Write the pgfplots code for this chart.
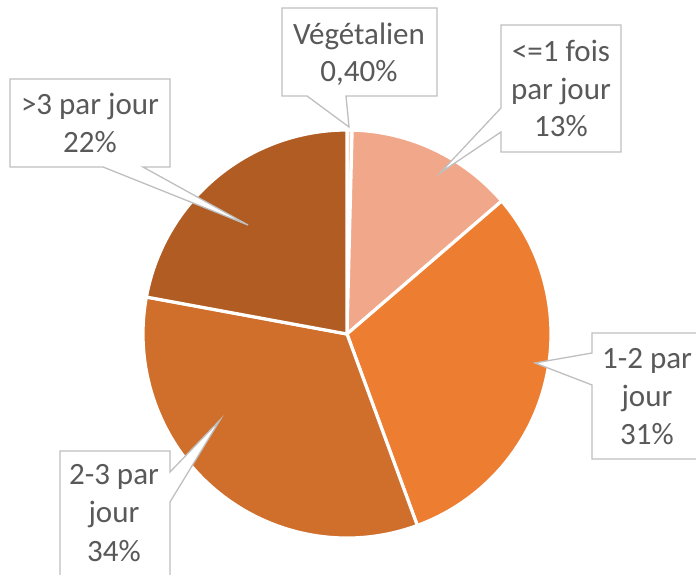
\documentclass[border=0pt]{standalone}
\usepackage{fontspec}
\setmainfont{Carlito}
\usepackage{pgfplots}
\usepackage{pgfplotstable}
\pgfplotsset{compat=1.18}
\definecolor{cveg}{HTML}{F8CFB8}
\definecolor{cle1}{HTML}{F1A88A}
\definecolor{conetwo}{HTML}{ED7D31}
\definecolor{ctwothree}{HTML}{D06E2C}
\definecolor{cgt3}{HTML}{B15C22}
\definecolor{txt}{HTML}{595959}
\definecolor{bord}{HTML}{BFBFBF}
\pgfplotstableread{
name value col
veg 0.4 cveg
le1 13.3 cle1
a12 30.7 conetwo
a23 33.5 ctwothree
gt3 22.1 cgt3
}\piedata
\begin{document}
\begin{tikzpicture}
\useasboundingbox (0,0) rectangle (696pt,575pt);
\clip (0,0) rectangle (696pt,575pt);
\begin{axis}[
  at={(0,0)}, anchor=south west,
  scale only axis, width=696pt, height=575pt,
  xmin=0, xmax=696, ymin=-575, ymax=0,
  enlargelimits=false, hide axis, clip=false,
]
\pgfplotsextra{
  \def\cum{0}
  \pgfplotsforeachungrouped \i in {0,...,4}{
    \pgfplotstablegetelem{\i}{value}\of\piedata \let\sval\pgfplotsretval
    \pgfplotstablegetelem{\i}{col}\of\piedata \let\slicecol\pgfplotsretval
    \pgfmathsetmacro\aS{90-3.6*\cum}
    \pgfmathsetmacro\cum{\cum+\sval}
    \pgfmathsetmacro\aE{90-3.6*\cum}
    \fill[fill=\slicecol, draw=white, line width=3.2pt, line join=round]
      (axis cs:347,-334) -- ++(\aS:204pt) arc[start angle=\aS, end angle=\aE, radius=204pt] -- cycle;
  }
  \begin{scope}[fill=white, draw=bord, line width=1.3pt, line join=miter]
  \filldraw (axis cs:282,-8) -- (axis cs:437,-8) -- (axis cs:437,-96) -- (axis cs:346,-96) -- (axis cs:349,-127) -- (axis cs:307,-96) -- (axis cs:282,-96) -- cycle;
  \filldraw (axis cs:501,-25) -- (axis cs:621,-25) -- (axis cs:621,-152) -- (axis cs:501,-152) -- (axis cs:501,-132) -- (axis cs:440,-173) -- (axis cs:501,-108) -- cycle;
  \filldraw (axis cs:10,-79) -- (axis cs:170,-79) -- (axis cs:170,-167) -- (axis cs:143,-167) -- (axis cs:248,-225) -- (axis cs:103,-167) -- (axis cs:10,-167) -- cycle;
  \filldraw (axis cs:592,-333) -- (axis cs:702,-333) -- (axis cs:702,-459) -- (axis cs:592,-459) -- (axis cs:592,-385) -- (axis cs:535,-363) -- (axis cs:592,-353) -- cycle;
  \filldraw (axis cs:60,-451) -- (axis cs:170,-451) -- (axis cs:170,-472) -- (axis cs:220,-420) -- (axis cs:170,-502) -- (axis cs:170,-600) -- (axis cs:60,-600) -- cycle;
  \end{scope}
  \begin{scope}[every node/.style={anchor=base, text=txt, font=\fontsize{31}{37}\selectfont, inner sep=0pt}]
  \node at (axis cs:359,-45) {Végétalien};
  \node at (axis cs:359,-82) {0,40\%};
  \node at (axis cs:561,-62) {<=1 fois};
  \node at (axis cs:561,-100) {par jour};
  \node at (axis cs:561,-137) {13\%};
  \node at (axis cs:90,-115) {>3 par jour};
  \node at (axis cs:90,-153) {22\%};
  \node at (axis cs:647,-369) {1-2 par};
  \node at (axis cs:647,-407) {jour};
  \node at (axis cs:647,-445) {31\%};
  \node at (axis cs:114,-485) {2-3 par};
  \node at (axis cs:114,-523) {jour};
  \node at (axis cs:114,-562) {34\%};
  \end{scope}
}
\end{axis}
\end{tikzpicture}
\end{document}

--------------------

- **Short exercise**: Repeat the listing verbatim. Skip the pictures.

- **Reply to the exercise**:
Write the pgfplots code for this chart.
\documentclass[border=0pt]{standalone}
\usepackage{fontspec}
\setmainfont{Carlito}
\usepackage{pgfplots}
\usepackage{pgfplotstable}
\pgfplotsset{compat=1.18}
\definecolor{cveg}{HTML}{F8CFB8}
\definecolor{cle1}{HTML}{F1A88A}
\definecolor{conetwo}{HTML}{ED7D31}
\definecolor{ctwothree}{HTML}{D06E2C}
\definecolor{cgt3}{HTML}{B15C22}
\definecolor{txt}{HTML}{595959}
\definecolor{bord}{HTML}{BFBFBF}
\pgfplotstableread{
name value col
veg 0.4 cveg
le1 13.3 cle1
a12 30.7 conetwo
a23 33.5 ctwothree
gt3 22.1 cgt3
}\piedata
\begin{document}
\begin{tikzpicture}
\useasboundingbox (0,0) rectangle (696pt,575pt);
\clip (0,0) rectangle (696pt,575pt);
\begin{axis}[
  at={(0,0)}, anchor=south west,
  scale only axis, width=696pt, height=575pt,
  xmin=0, xmax=696, ymin=-575, ymax=0,
  enlargelimits=false, hide axis, clip=false,
]
\pgfplotsextra{
  \def\cum{0}
  \pgfplotsforeachungrouped \i in {0,...,4}{
    \pgfplotstablegetelem{\i}{value}\of\piedata \let\sval\pgfplotsretval
    \pgfplotstablegetelem{\i}{col}\of\piedata \let\slicecol\pgfplotsretval
    \pgfmathsetmacro\aS{90-3.6*\cum}
    \pgfmathsetmacro\cum{\cum+\sval}
    \pgfmathsetmacro\aE{90-3.6*\cum}
    \fill[fill=\slicecol, draw=white, line width=3.2pt, line join=round]
      (axis cs:347,-334) -- ++(\aS:204pt) arc[start angle=\aS, end angle=\aE, radius=204pt] -- cycle;
  }
  \begin{scope}[fill=white, draw=bord, line width=1.3pt, line join=miter]
  \filldraw (axis cs:282,-8) -- (axis cs:437,-8) -- (axis cs:437,-96) -- (axis cs:346,-96) -- (axis cs:349,-127) -- (axis cs:307,-96) -- (axis cs:282,-96) -- cycle;
  \filldraw (axis cs:501,-25) -- (axis cs:621,-25) -- (axis cs:621,-152) -- (axis cs:501,-152) -- (axis cs:501,-132) -- (axis cs:440,-173) -- (axis cs:501,-108) -- cycle;
  \filldraw (axis cs:10,-79) -- (axis cs:170,-79) -- (axis cs:170,-167) -- (axis cs:143,-167) -- (axis cs:248,-225) -- (axis cs:103,-167) -- (axis cs:10,-167) -- cycle;
  \filldraw (axis cs:592,-333) -- (axis cs:702,-333) -- (axis cs:702,-459) -- (axis cs:592,-459) -- (axis cs:592,-385) -- (axis cs:535,-363) -- (axis cs:592,-353) -- cycle;
  \filldraw (axis cs:60,-451) -- (axis cs:170,-451) -- (axis cs:170,-472) -- (axis cs:220,-420) -- (axis cs:170,-502) -- (axis cs:170,-600) -- (axis cs:60,-600) -- cycle;
  \end{scope}
  \begin{scope}[every node/.style={anchor=base, text=txt, font=\fontsize{31}{37}\selectfont, inner sep=0pt}]
  \node at (axis cs:359,-45) {Végétalien};
  \node at (axis cs:359,-82) {0,40\%};
  \node at (axis cs:561,-62) {<=1 fois};
  \node at (axis cs:561,-100) {par jour};
  \node at (axis cs:561,-137) {13\%};
  \node at (axis cs:90,-115) {>3 par jour};
  \node at (axis cs:90,-153) {22\%};
  \node at (axis cs:647,-369) {1-2 par};
  \node at (axis cs:647,-407) {jour};
  \node at (axis cs:647,-445) {31\%};
  \node at (axis cs:114,-485) {2-3 par};
  \node at (axis cs:114,-523) {jour};
  \node at (axis cs:114,-562) {34\%};
  \end{scope}
}
\end{axis}
\end{tikzpicture}
\end{document}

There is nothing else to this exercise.